Are these items that couldn't be legitimately rented from somewhere else? I'm personally very opposed to the practice, but am curious why people feel OK doing it.

Why do you feel OK taking advantage of a buy-one-get-one-free deal? These stores aren't stupid. They know people do this. They do a cost-benefit analysis on their return policies and decide that they're OK with this gaming because it is compensated in other areas. Their salespeople can tell prospective customers, "Hey, you're not committing to anything. If you don't 100% want to keep it, you can just bring it back with our awesome return policy." They do this knowing that most people won't even if they're not completely happy. The flip side is that we actually get to take them up on the offer.

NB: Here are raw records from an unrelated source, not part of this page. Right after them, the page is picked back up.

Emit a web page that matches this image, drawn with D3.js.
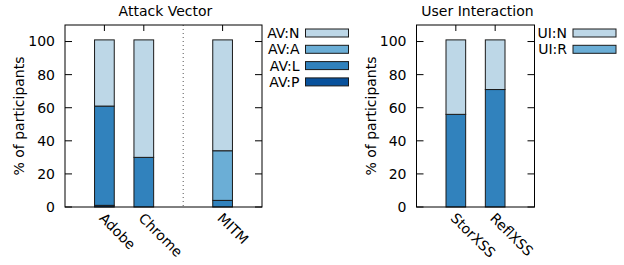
<!DOCTYPE html>
<html>
<head>
<meta charset="utf-8">
<script src="https://cdn.jsdelivr.net/npm/d3@7"></script>
<style>
  body { margin: 0; background: #fff; }
  svg text { font-family: "DejaVu Sans", sans-serif; font-size: 14px; fill: #000; }
</style>
</head>
<body>
<div id="chart"></div>
<script>
// ---- data ----
const avCategories = ["Adobe", "Chrome", "MITM"];
const avPositions = [1, 2, 4];
const avSeries = ["AV:P", "AV:L", "AV:A", "AV:N"];
const avP = [1, 0, 0];
const avL = [60, 30, 4];
const avA = [0, 0, 30];
const avN = [40, 71, 67];
const avColors = ["#08519c", "#3182bd", "#6baed6", "#bdd7e7"];

const uiCategories = ["StorXSS", "ReflXSS"];
const uiPositions = [1, 2];
const uiSeries = ["UI:R", "UI:N"];
const uiR = [56, 71];
const uiN = [45, 30];
const uiColors = ["#3182bd", "#bdd7e7"];
const uiLegendColors = ["#6baed6", "#bdd7e7"];

const yTicks = [0, 20, 40, 60, 80, 100];

let svg = d3.select("#chart")
    .append("svg")
    .attr("width", 624)
    .attr("height", 265);

function drawPanel(opt) {
    let x = d3.scaleLinear().domain(opt.xDomain).range([opt.left, opt.right]);
    let y = d3.scaleLinear().domain([0, 110]).range([207, 25]);
    let g = svg.append("g");

    // title
    g.append("text")
        .attr("x", (opt.left + opt.right) / 2 + 2)
        .attr("y", 16)
        .attr("text-anchor", "middle")
        .text(opt.title);

    // y label
    g.append("text")
        .attr("transform", `translate(${opt.left - 41},${(y(0) + y(110)) / 2}) rotate(-90)`)
        .attr("text-anchor", "middle")
        .text("% of participants");

    // y ticks (inside, mirrored)
    yTicks.forEach(v => {
        g.append("line").attr("x1", opt.left).attr("x2", opt.left + 7)
            .attr("y1", y(v)).attr("y2", y(v)).attr("stroke", "#000");
        g.append("line").attr("x1", opt.right).attr("x2", opt.right - 7)
            .attr("y1", y(v)).attr("y2", y(v)).attr("stroke", "#000");
        g.append("text")
            .attr("x", opt.left - 10)
            .attr("y", y(v))
            .attr("dy", "0.35em")
            .attr("text-anchor", "end")
            .text(v);
    });

    // x ticks top/bottom
    opt.positions.forEach(p => {
        g.append("line").attr("x1", x(p)).attr("x2", x(p))
            .attr("y1", y(110)).attr("y2", y(110) + 6).attr("stroke", "#000");
        g.append("line").attr("x1", x(p)).attr("x2", x(p))
            .attr("y1", y(0)).attr("y2", y(0) - 6).attr("stroke", "#000");
    });

    // divider
    if (opt.divider !== undefined) {
        g.append("line")
            .attr("x1", x(opt.divider)).attr("x2", x(opt.divider))
            .attr("y1", y(110)).attr("y2", y(0))
            .attr("stroke", "#555")
            .attr("stroke-dasharray", "1,3");
    }

    // stacked bars
    let stack = d3.stack().keys(opt.series.map((s, i) => i))
        .value((d, k) => d.values[k]);
    let rows = opt.categories.map((c, i) => ({
        cat: c, pos: opt.positions[i],
        values: opt.data.map(arr => arr[i])
    }));
    let layers = stack(rows);
    let bw = x(0.5) - x(0);
    layers.forEach((layer, li) => {
        g.selectAll(null)
            .data(layer.filter(d => d[1] > d[0]))
            .enter()
            .append("rect")
            .attr("x", d => x(d.data.pos) - bw / 2)
            .attr("y", d => y(d[1]))
            .attr("width", bw)
            .attr("height", d => y(d[0]) - y(d[1]))
            .attr("fill", opt.colors[li])
            .attr("stroke", "#1a1a1a")
            .attr("stroke-width", 1);
    });

    // frame
    g.append("rect")
        .attr("x", opt.left).attr("y", y(110))
        .attr("width", opt.right - opt.left)
        .attr("height", y(0) - y(110))
        .attr("fill", "none")
        .attr("stroke", "#000");

    // x tick labels
    opt.categories.forEach((c, i) => {
        let px = x(opt.positions[i]) - 6;
        let py = y(0) + 12;
        g.append("text")
            .attr("transform", `translate(${px},${py}) rotate(45)`)
            .attr("text-anchor", "start")
            .text(c);
    });

    // legend, top entry is last series
    let legendOrder = opt.series.map((s, i) => i).reverse();
    legendOrder.forEach((si, row) => {
        let cy = 33 + row * 16.3;
        g.append("text")
            .attr("x", opt.legendX - 6)
            .attr("y", cy)
            .attr("dy", "0.35em")
            .attr("text-anchor", "end")
            .text(opt.series[si]);
        g.append("rect")
            .attr("x", opt.legendX).attr("y", cy - 4)
            .attr("width", 43).attr("height", 8)
            .attr("fill", opt.legendColors[si])
            .attr("stroke", "#1a1a1a");
    });
}

drawPanel({
    title: "Attack Vector",
    left: 65, right: 262, xDomain: [0, 5],
    categories: avCategories, positions: avPositions,
    series: avSeries, data: [avP, avL, avA, avN],
    colors: avColors, legendColors: avColors,
    divider: 3, legendX: 305.5
});

drawPanel({
    title: "User Interaction",
    left: 416.5, right: 534.5, xDomain: [0, 3],
    categories: uiCategories, positions: uiPositions,
    series: uiSeries, data: [uiR, uiN],
    colors: uiColors, legendColors: uiLegendColors,
    legendX: 573
});
</script>
</body>
</html>
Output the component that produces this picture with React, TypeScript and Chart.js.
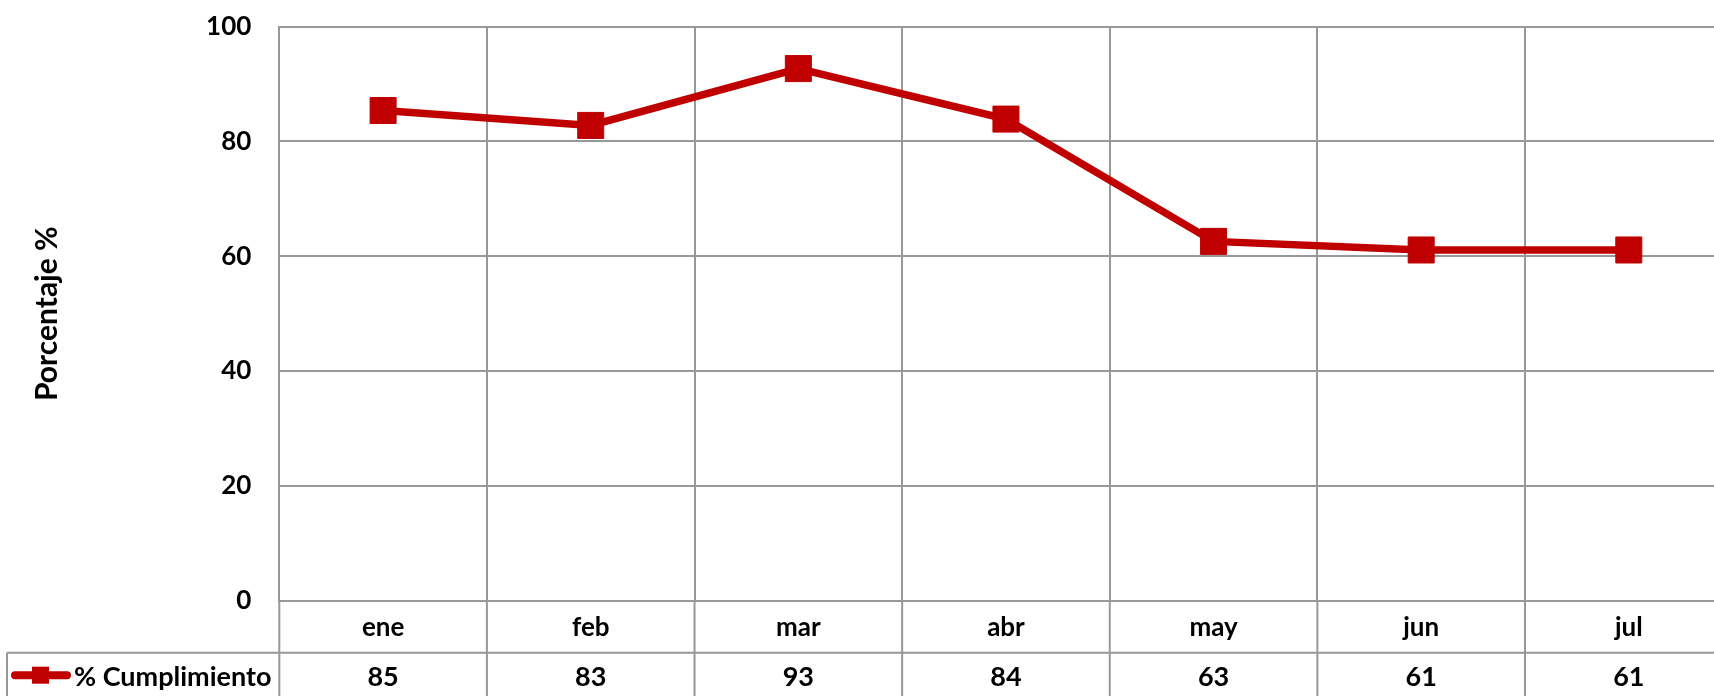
import React, { useEffect, useRef } from 'react';
import { Chart, registerables } from 'chart.js';

Chart.register(...registerables);

const categories = ['ene', 'feb', 'mar', 'abr', 'may', 'jun', 'jul'];
const cumplimiento = [85.4, 82.8, 92.7, 83.9, 62.6, 61.1, 61.1];
const seriesName = '% Cumplimiento';
const yTitle = 'Porcentaje %';
const yMin = 0;
const yMax = 100;
const yStep = 20;

const RED = '#C00000';
const GRID = '#989898';
const FONT = 'Lato, "Open Sans", sans-serif';

const W = 1752;
const H = 712;
const AXIS_W = 279.3;
const TOP = 26.7;
const PAD_RIGHT = 7.3;
const PLOT_BOTTOM = 600.7;
const ROW_H = 52;
const TABLE_LEFT = 7;

const tablePlugin = {
  id: 'dataTable',
  afterDraw(chart: any) {
    const { ctx, chartArea, scales } = chart;
    const x = scales.x;
    const n = categories.length;
    const colW = (x.right - x.left) / n;
    const bottom = chart.height;
    const divY = chartArea.bottom + ROW_H;
    ctx.save();
    ctx.strokeStyle = GRID;
    ctx.lineWidth = 2;
    ctx.beginPath();
    for (let i = 0; i <= n; i++) {
      const gx = x.left + i * colW;
      ctx.moveTo(gx, chartArea.bottom);
      ctx.lineTo(gx, bottom);
    }
    ctx.moveTo(TABLE_LEFT, divY);
    ctx.lineTo(x.right, divY);
    ctx.moveTo(TABLE_LEFT, divY);
    ctx.lineTo(TABLE_LEFT, bottom);
    ctx.stroke();

    const ds = chart.data.datasets[0];
    const rowMid = divY + 24.5;
    ctx.fillStyle = '#000';
    ctx.font = `bold 27px ${FONT}`;
    ctx.textAlign = 'center';
    ctx.textBaseline = 'middle';
    ds.data.forEach((v: number, i: number) => {
      ctx.fillText(String(Math.round(v)), x.getPixelForValue(i), rowMid);
    });

    // legend key
    const keyY = divY + 22.5;
    ctx.strokeStyle = RED;
    ctx.lineWidth = 8;
    ctx.lineCap = 'round';
    ctx.beginPath();
    ctx.moveTo(15, keyY);
    ctx.lineTo(67, keyY);
    ctx.stroke();
    ctx.fillStyle = RED;
    ctx.fillRect(32, keyY - 8.5, 17, 17);
    ctx.fillStyle = '#000';
    ctx.textAlign = 'left';
    ctx.font = `bold 27px ${FONT}`;
    ctx.fillText(ds.label, 74, rowMid);
    ctx.restore();
  },
};

export default function App() {
  const ref = useRef<HTMLCanvasElement | null>(null);

  useEffect(() => {
    if (!ref.current) return;
    const chart = new Chart(ref.current, {
      type: 'line',
      data: {
        labels: categories,
        datasets: [
          {
            label: seriesName,
            data: cumplimiento,
            borderColor: RED,
            backgroundColor: RED,
            borderWidth: 7.5,
            pointStyle: 'rect',
            pointRadius: 18.4,
            pointBorderWidth: 1,
            pointBorderColor: RED,
            pointBackgroundColor: RED,
            tension: 0,
          },
        ],
      },
      options: {
        animation: false,
        responsive: false,
        devicePixelRatio: 1,
        layout: { padding: { left: 0, top: TOP, right: PAD_RIGHT, bottom: 0 } },
        plugins: { legend: { display: false }, tooltip: { enabled: false } },
        scales: {
          x: {
            type: 'category',
            offset: true,
            grid: { offset: true, color: GRID, lineWidth: 2, drawTicks: false },
            border: { color: GRID, width: 2 },
            ticks: {
              color: '#000',
              font: { family: FONT, size: 26, weight: 'bold' },
              padding: 11,
              maxRotation: 0,
              autoSkip: false,
            },
            afterFit: (s: any) => {
              s.height = H - PLOT_BOTTOM;
              s.paddingLeft = 0;
              s.paddingRight = 0;
            },
          },
          y: {
            min: yMin,
            max: yMax,
            ticks: {
              stepSize: yStep,
              padding: 28,
              color: '#000',
              font: { family: FONT, size: 26, weight: 'bold' },
            },
            grid: { color: GRID, lineWidth: 2, drawTicks: false },
            border: { color: GRID, width: 2 },
            title: {
              display: true,
              text: yTitle,
              color: '#000',
              font: { family: FONT, size: 30, weight: 'bold' },
              padding: { top: 29, bottom: 0 },
            },
            afterFit: (s: any) => {
              s.width = AXIS_W;
              s.paddingTop = 0;
              s.paddingBottom = 0;
            },
          },
        },
      },
      plugins: [tablePlugin],
    });
    return () => chart.destroy();
  }, []);

  return (
    <div
      style={{
        position: 'fixed',
        left: 0,
        top: 0,
        width: 1714,
        height: 696,
        overflow: 'hidden',
        background: '#fff',
      }}
    >
      <canvas ref={ref} width={W} height={H} style={{ display: 'block', width: W, height: H }} />
    </div>
  );
}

On the other hand, I don't personally do this because I'd rather just work a little more and properly rent or buy. Seems like less work in the long run.

I'm a student so the return policy way is really the cheapest out there. As to why people feel OK doing it, why shouldn't we? Costco, in particular, offers an unusually long return policy. I don't exactly return underwear or dirty plates, but electronic devices I don't see a problem with. A good example would be needing a good laptop for about a week or two when the university Debian based towers just don't cut it anymore.

I mean, anyone who's used an IDE written in Java will agree.

It feels to me like living outside of one's means.

It usually feels to me that if you don't want someone to take up the offer you need to have tighter returns policies. I see why companies do it, for the vast majority of people buying the product it's like an added bonus if something goes astray. This opens the system to gaming by the small minority of customers but still the benefits to the companies sales far outweigh the cost. If everyone was doing it I'm sure the companies would be a lot less generous with their returns.

Reminds me of a story a friend who works at EB Games (some campany as gamestop in america). Every week or 2 a lady would come in and exchange a game she purchased for her kids for another one, usually just falling inside the exchange period. Essentially she was using EB as a free game rental store. Eventually they cut her off but not before she had well and truly gotten value for money on whatever she had originally paid.

If there is an opportunity to have something you temporarily need and likely wont need beyond the given project, then how is that not simply utilizing the system in place? It's a life hack.

>> It's a life hack.

No, it's unethical and cheap.

Cheap? Definitely. Unethical? Its in their policy. I pay the annual Costco membership after all.

You know what? Just because it's legal doesn't make it right.

If too many people do this, then the policy will change, and ruin it for everyone else.

You pay an annual membership so that costco can locate their businesses in cheap areas zoned for wholesale/warehouse outfits, not regular retail, saving them a ton of money. They have to charge you a membership fee - it's members only shopping.

Thanks for mass downvoting all my comments, whoever you are.

It wasn't me, but hey - the System lets people do it, so it must be okay to do it.

Totally. Which is why I said "thanks for downvoting". I'm happy disagreement resulted in deserved punishment.